Paul Andersen let out a long sigh. He sat down on the firing step, took off his iron helmet, and ran a dirty hand through his dirty-yellow hair. "Another one of the old boys down," he remarked.
Chester Martin sat down beside him and began to roll a cigarette. "Yeah," he said. "Time this war's finally done, ain't gonna be a lot of people left who went in at the start."
"Don't I wish you were wrong." Andersen touched the two stripes on his sleeve, then the three on Martin's. He didn't say anything. He didn't need to say anything. They'd both been promoted because men senior to them had gone down. One of these days, you had to figure they would go down, too, and fresh-faced kids would inherit their jobs.
Martin lighted the cigarette and sucked in smoke. It rasped his lungs raw. Maybe that was because the U.S. tobacco wasn't so good as the stuff from the CSA that you could get only from Rebel corpses nowadays. Or maybe the chlorine still mixed with the air had something to do with it. Martin didn't know. He didn't care, either. The cigarette eased his nerves.

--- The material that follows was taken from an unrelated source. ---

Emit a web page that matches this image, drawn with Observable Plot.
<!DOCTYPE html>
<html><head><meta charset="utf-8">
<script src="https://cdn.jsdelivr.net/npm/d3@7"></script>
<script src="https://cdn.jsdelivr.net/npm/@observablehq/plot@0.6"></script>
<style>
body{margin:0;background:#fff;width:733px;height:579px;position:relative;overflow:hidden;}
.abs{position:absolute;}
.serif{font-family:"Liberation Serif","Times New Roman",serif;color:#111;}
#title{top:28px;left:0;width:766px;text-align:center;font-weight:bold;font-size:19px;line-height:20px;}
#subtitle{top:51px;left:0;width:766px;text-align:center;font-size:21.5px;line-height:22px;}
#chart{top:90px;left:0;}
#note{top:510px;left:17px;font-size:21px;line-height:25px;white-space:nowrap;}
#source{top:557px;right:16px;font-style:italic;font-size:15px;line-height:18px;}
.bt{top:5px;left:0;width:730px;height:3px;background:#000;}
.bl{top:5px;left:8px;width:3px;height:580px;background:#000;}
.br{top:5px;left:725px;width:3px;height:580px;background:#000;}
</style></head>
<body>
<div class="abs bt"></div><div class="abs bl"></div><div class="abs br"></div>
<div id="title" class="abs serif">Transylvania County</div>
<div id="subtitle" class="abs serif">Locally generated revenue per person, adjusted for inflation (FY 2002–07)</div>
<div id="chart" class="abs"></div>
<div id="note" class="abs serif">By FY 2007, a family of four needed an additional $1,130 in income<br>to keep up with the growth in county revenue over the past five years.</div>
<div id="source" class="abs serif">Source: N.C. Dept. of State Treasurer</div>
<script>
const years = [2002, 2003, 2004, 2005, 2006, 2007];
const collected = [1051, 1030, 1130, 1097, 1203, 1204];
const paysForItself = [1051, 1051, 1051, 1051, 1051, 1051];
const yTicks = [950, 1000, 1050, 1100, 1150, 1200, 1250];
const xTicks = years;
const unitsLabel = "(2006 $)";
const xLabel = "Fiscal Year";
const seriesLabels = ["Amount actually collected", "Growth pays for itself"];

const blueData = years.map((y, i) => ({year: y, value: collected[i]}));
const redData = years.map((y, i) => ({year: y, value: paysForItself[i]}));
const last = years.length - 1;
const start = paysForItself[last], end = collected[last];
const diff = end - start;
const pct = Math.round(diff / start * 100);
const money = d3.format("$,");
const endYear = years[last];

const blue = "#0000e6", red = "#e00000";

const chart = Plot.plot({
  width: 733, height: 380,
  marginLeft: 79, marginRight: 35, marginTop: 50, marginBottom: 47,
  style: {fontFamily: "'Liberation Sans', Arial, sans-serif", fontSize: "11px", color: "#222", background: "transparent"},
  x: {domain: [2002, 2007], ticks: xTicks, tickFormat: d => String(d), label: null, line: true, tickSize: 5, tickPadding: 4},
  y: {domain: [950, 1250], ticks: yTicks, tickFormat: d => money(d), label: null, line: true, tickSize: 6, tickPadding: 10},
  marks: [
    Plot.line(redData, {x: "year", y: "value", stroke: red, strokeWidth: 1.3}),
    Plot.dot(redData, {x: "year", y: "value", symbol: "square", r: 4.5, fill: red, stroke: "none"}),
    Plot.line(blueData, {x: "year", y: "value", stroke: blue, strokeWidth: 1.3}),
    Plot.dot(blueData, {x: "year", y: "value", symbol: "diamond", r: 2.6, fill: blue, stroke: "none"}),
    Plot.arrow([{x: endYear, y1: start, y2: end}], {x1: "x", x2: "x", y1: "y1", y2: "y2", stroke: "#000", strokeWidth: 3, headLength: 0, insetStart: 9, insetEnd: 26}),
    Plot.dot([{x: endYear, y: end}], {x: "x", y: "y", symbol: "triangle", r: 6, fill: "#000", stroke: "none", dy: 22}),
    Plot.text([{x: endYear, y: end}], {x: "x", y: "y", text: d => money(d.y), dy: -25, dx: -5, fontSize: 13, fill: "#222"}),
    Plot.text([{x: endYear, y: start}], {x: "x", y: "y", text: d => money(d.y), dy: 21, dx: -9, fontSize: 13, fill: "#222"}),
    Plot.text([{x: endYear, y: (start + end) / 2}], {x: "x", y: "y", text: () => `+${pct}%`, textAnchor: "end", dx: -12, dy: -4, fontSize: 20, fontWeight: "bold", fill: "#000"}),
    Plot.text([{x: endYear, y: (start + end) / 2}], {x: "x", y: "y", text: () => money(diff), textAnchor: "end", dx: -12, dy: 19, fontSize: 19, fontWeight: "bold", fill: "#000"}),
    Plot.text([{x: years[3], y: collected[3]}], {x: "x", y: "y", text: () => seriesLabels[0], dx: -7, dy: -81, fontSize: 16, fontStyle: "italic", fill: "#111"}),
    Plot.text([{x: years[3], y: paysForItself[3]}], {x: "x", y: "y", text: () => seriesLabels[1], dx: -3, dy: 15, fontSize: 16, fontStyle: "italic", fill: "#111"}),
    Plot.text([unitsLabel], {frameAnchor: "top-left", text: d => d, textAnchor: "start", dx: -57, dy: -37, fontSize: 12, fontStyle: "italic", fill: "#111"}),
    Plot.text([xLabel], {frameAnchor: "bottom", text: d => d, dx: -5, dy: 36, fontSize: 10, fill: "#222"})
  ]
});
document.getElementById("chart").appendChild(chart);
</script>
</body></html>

Back of the line, U.S. artillery opened up on the Confederate forward positions. "Go ahead," Martin exclaimed with the bitterness any veteran comes to feel about the shortcomings of his own side. "Hit the sons of bitches now. That's bully, that's what that is. Doesn't do us a damn bit of good. Why didn't you shell them when they were coming up over the top at us?"

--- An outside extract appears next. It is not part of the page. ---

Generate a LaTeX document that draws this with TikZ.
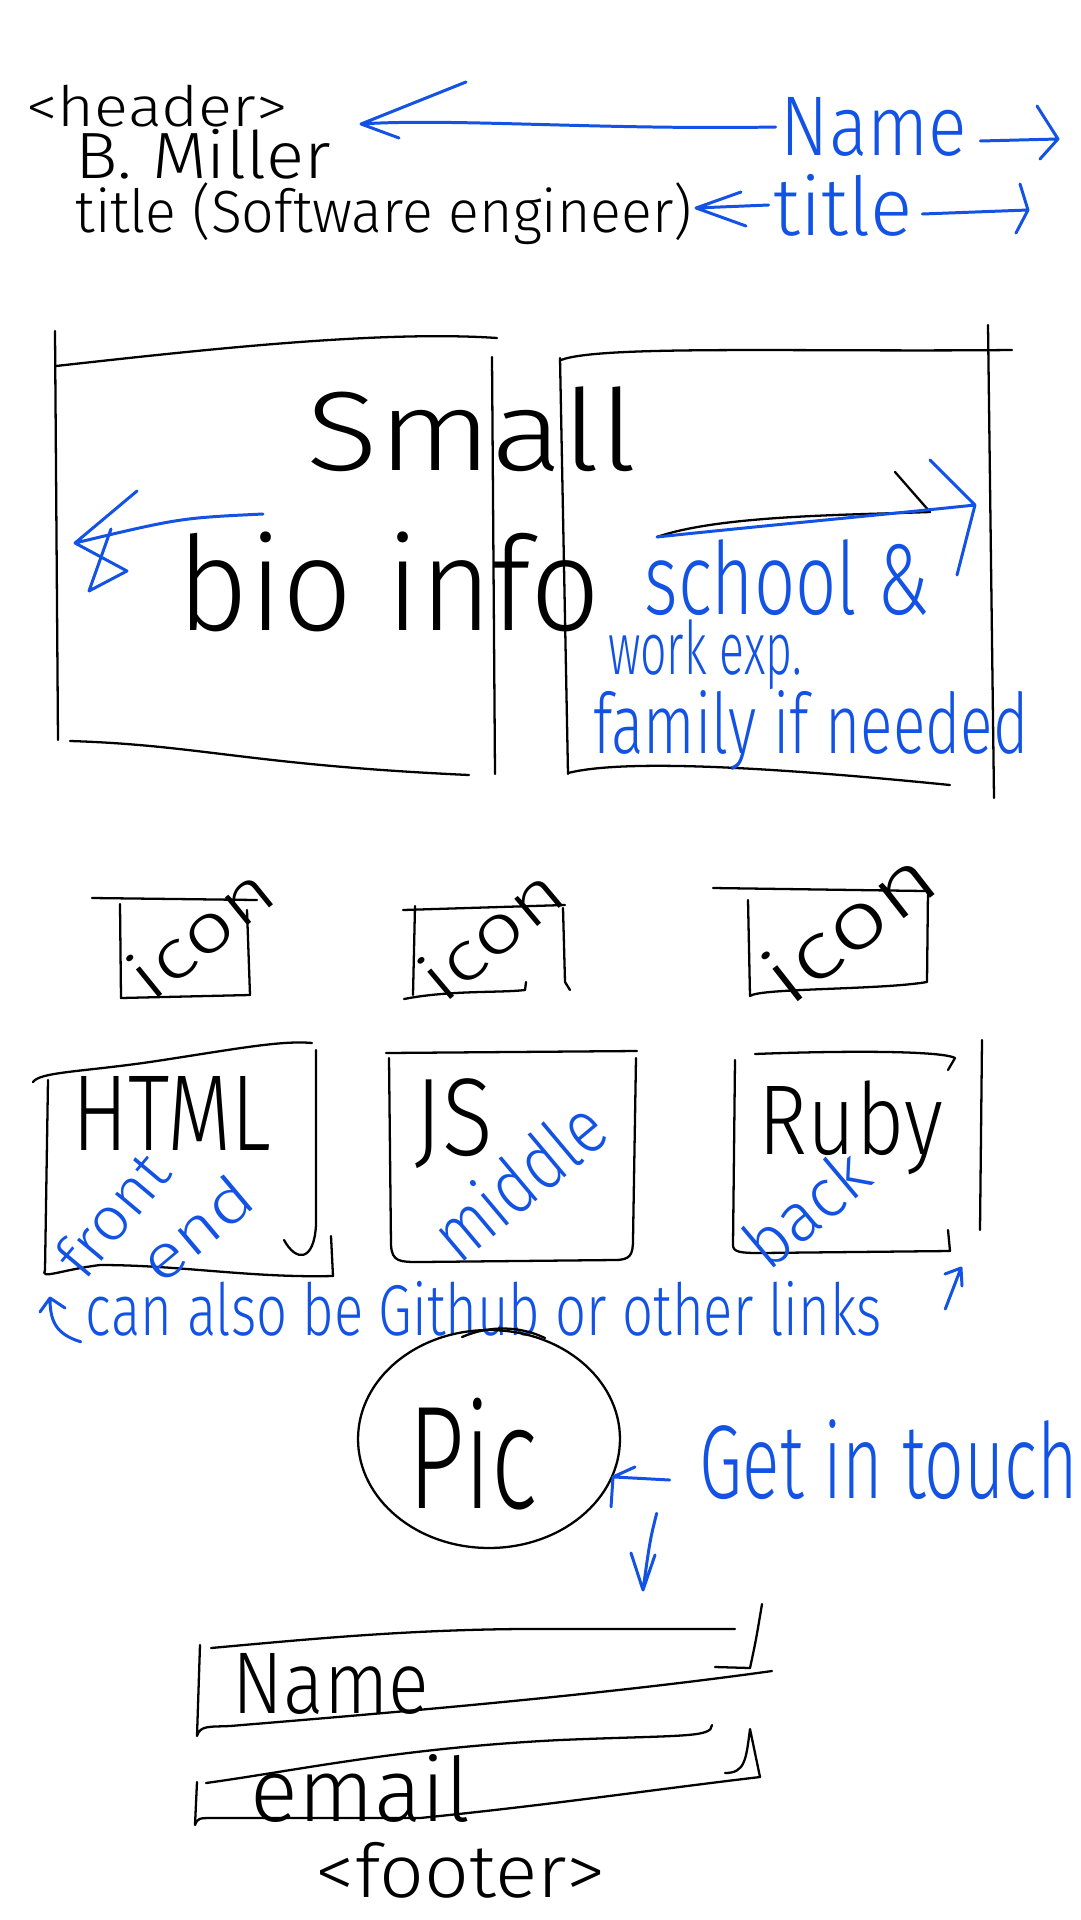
\documentclass[tikz,border=0pt]{standalone}
\usepackage{fontspec}
\newfontfamily\hand{Fira Sans}[UprightFont=* Light]
\usetikzlibrary{arrows.meta,calc,shapes.geometric}
\definecolor{penblue}{RGB}{18,82,228}
\newlength\pxu \setlength\pxu{0.02cm}
\newcommand\hw[3]{\resizebox*{#1\pxu}{#2\pxu}{\hand #3}}
\begin{document}
\begin{tikzpicture}[x=0.02cm,y=-0.02cm,
 ink/.style={line width=1.3pt,line cap=round,line join=round,draw=black},
 bink/.style={line width=1.7pt,line cap=round,line join=round,draw=penblue},
 txt/.style={inner sep=0pt,outer sep=3pt,text=black},
 btxt/.style={inner sep=0pt,outer sep=3pt,text=penblue}]
\fill[white] (0,0) rectangle (1080,1920);
\useasboundingbox (0,0) rectangle (1080,1920);

% ---------- header ----------
\node[txt] (hdr) at (157,106) {\hw{261}{42}{<header>}};
\node[txt] (bmiller) at (203,154) {\hw{255}{50}{B. Miller}};
\node[txt] (titleline) at (384,214) {\hw{616}{62}{title (Software engineer)}};
\node[btxt] (nameNote) at (874,127) {\hw{186}{59}{Name}};
\node[btxt] (titleNote) at (843,205) {\hw{138}{62}{title}};

\coordinate (nameTip) at (361,124);
\draw[bink] (nameNote.west) .. controls (600,130) and (450,118) .. (nameTip) -- ++(105,-42) (nameTip) -- ++(38,14);
\coordinate (titleTip) at (696,208);
\draw[bink] (titleNote.west) -- (titleTip) -- ++(45,-16) (titleTip) -- ++(50,18);
\coordinate (nameEnd) at (1058,139);
\draw[bink] ($(nameNote.east)+(8,14)$) -- (nameEnd) -- ++(-21,-33) (nameEnd) -- ++(-18,20);
\coordinate (titleEnd) at (1028,210);
\draw[bink] ($(titleNote.east)+(5,9)$) -- (titleEnd) -- ++(-8,-26) (titleEnd) -- ++(-12,23);

% ---------- bio boxes ----------
\draw[ink] (55,331) -- (58,740);
\draw[ink] (56,366) .. controls (200,350) and (380,330) .. (497,338);
\draw[ink] (70,741) .. controls (200,745) and (250,765) .. (469,775);
\draw[ink] (492,357) -- (495,774);
\draw[ink] (560,358) -- (568,774);
\draw[ink] (561,360) .. controls (600,345) and (800,352) .. (1012,350);
\draw[ink] (988,325) -- (994,798);
\draw[ink] (568,773) .. controls (620,760) and (750,765) .. (950,785);

\node[txt] (small) at (472,429) {\hw{331}{85}{Small}};
\node[txt] (bioinfo) at (389,582) {\hw{422}{100}{bio info}};

\coordinate (bioArrowStart) at (263,514);
\coordinate (bioArrowTip) at (75,543);
\draw[bink] (bioArrowStart) .. controls (180,518) .. (bioArrowTip) -- ++(62,-52) (bioArrowTip) -- ++(52,28) -- ++(-38,20) -- ++(22,-62);

\coordinate (schoolStart) at (657,537);
\coordinate (schoolTip) at (975,505);
\draw[ink] (schoolStart) .. controls (720,515) and (850,515) .. (930,512) -- ++(-35,-40);
\draw[bink] (schoolStart) .. controls (750,527) and (880,515) .. (schoolTip) -- ++(-45,-45) (schoolTip) -- ++(-18,70);

\node[btxt] (school) at (787,578) {\hw{285}{76}{school \&}};
\node[btxt] (workexp) at (705,655) {\hw{194}{70}{work exp.}};
\node[btxt] (family) at (811,731) {\hw{435}{80}{family if needed}};

% ---------- icons ----------
\draw[ink] (92,898) -- (257,900);
\draw[ink] (120,904) -- (121,998) -- (250,995) -- (247,910);
\node[txt,rotate=39] (icon1) at (200,932) {\hw{165}{52}{icon}};

\draw[ink] (403,910) -- (565,905);
\draw[ink] (415,906) -- (413,995);
\draw[ink] (404,999) .. controls (450,990) and (500,993) .. (525,990) -- (526,982);
\draw[ink] (563,908) -- (565,982) -- (570,990);
\node[txt,rotate=40] (icon2) at (490,933) {\hw{165}{52}{icon}};

\draw[ink] (713,888) -- (925,891);
\draw[ink] (748,900) -- (750,996) .. controls (760,988) and (880,990) .. (927,982) -- (928,890);
\node[txt,rotate=38] (icon3) at (848,925) {\hw{195}{60}{icon}};

% ---------- tech boxes ----------
\draw[ink] (33,1082) .. controls (40,1072) and (80,1072) .. (150,1062) .. controls (230,1050) and (280,1040) .. (312,1043);
\draw[ink] (48,1080) -- (45,1270) .. controls (40,1280) and (60,1270) .. (100,1265) .. controls (180,1265) and (250,1278) .. (333,1276) -- (331,1236);
\draw[ink] (316,1050) -- (316,1225) .. controls (314,1262) and (296,1262) .. (284,1240);
\node[txt] (html) at (172,1113) {\hw{199}{74}{HTML}};
\node[btxt,rotate=50] (front) at (112,1214) {\hw{140}{46}{front}};
\node[btxt,rotate=40] (endtxt) at (196,1228) {\hw{128}{46}{end}};

\draw[ink] (386,1053) -- (637,1051);
\draw[ink] (389,1058) -- (391,1245) .. controls (392,1262) and (400,1262) .. (420,1262) -- (615,1260) .. controls (630,1260) and (633,1255) .. (633,1240) -- (636,1058);
\node[txt] (js) at (454,1124) {\hw{78}{90}{JS}};
\node[btxt,rotate=40] (middle) at (518,1180) {\hw{200}{58}{middle}};

\draw[ink] (755,1054) .. controls (830,1051) and (940,1050) .. (955,1058) -- (948,1070);
\draw[ink] (735,1060) -- (733,1245) .. controls (733,1252) and (740,1253) .. (760,1253) -- (950,1251) -- (948,1230);
\draw[ink] (982,1040) -- (980,1230);
\node[txt] (ruby) at (851,1128) {\hw{184}{94}{Ruby}};
\node[btxt,rotate=40] (back) at (806,1208) {\hw{140}{52}{back}};

\node[btxt] (links) at (484,1309) {\hw{796}{55}{can also be Github or other links}};
\coordinate (linksTipL) at (50,1298);
\draw[bink] (links.south west) .. controls (55,1334) and (50,1320) .. (linksTipL) -- ++(-10,14) (linksTipL) -- ++(15,10);
\coordinate (linksTipR) at (961,1268);
\draw[bink] ($(links.east)+(58,0)$) -- (linksTipR) -- ++(-16,6) (linksTipR) -- ++(1,18);

% ---------- pic ----------
\node[ink,draw,ellipse,minimum width=5.24cm,minimum height=4.36cm,inner sep=0pt] (pic) at (489,1439) {};
\draw[ink] (462,1337) .. controls (490,1325) and (520,1326) .. (545,1338);
\node[txt] (pictxt) at (473,1454) {\hw{129}{112}{Pic}};

\node[btxt] (touch) at (889,1460) {\hw{378}{80}{Get in touch}};
\draw[bink] ($(touch.west)+(-25,20)$) -- (pic.-17) -- ++(22,-10) (pic.-17) -- ++(-2,30);
\coordinate (downTip) at (643,1590);
\draw[bink] ($(touch.south west)+(-38,8)$) .. controls (650,1540) .. (downTip) -- ++(-12,-37) (downTip) -- ++(12,-35);

% ---------- form ----------
\draw[ink] (211,1648) .. controls (300,1640) and (400,1630) .. (520,1629) -- (735,1629);
\draw[ink] (200,1645) -- (197,1736) .. controls (200,1725) and (210,1727) .. (230,1726) .. controls (400,1712) and (600,1695) .. (772,1671);
\draw[ink] (715,1667) -- (750,1668) .. controls (756,1640) .. (762,1604);
\node[txt] (nameField) at (331,1684) {\hw{196}{61}{Name}};

\draw[ink] (206,1783) .. controls (300,1770) and (400,1748) .. (560,1740) .. controls (680,1735) and (712,1738) .. (712,1725);
\draw[ink] (197,1782) -- (195,1825) .. controls (198,1818) .. (215,1818) -- (420,1818) .. controls (550,1805) and (650,1790) .. (760,1777);
\draw[ink] (725,1773) .. controls (745,1773) and (746,1760) .. (750,1729) -- (760,1777);
\node[txt] (emailField) at (361,1788) {\hw{220}{68}{email}};

\node[txt] (footer) at (461,1870) {\hw{290}{56}{<footer>}};
\end{tikzpicture}
\end{document}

Andersen also got out makings for a cigarette. "Damn right," he said while rolling it. "'Course, that would have done us some good, so we can't have it, now can we?" He leaned forward to get a light from Martin's smoke.
"They were probably getting shelled, too," Martin allowed, trying to be fair.
Paul Andersen wasted no time on such useless efforts. "Poor babies," he said. "Yeah, they get shelled every once in a while. So what? You bring those bastards up to the front line and they'd turn up their toes double quick. Tell me I'm lying-I dare you."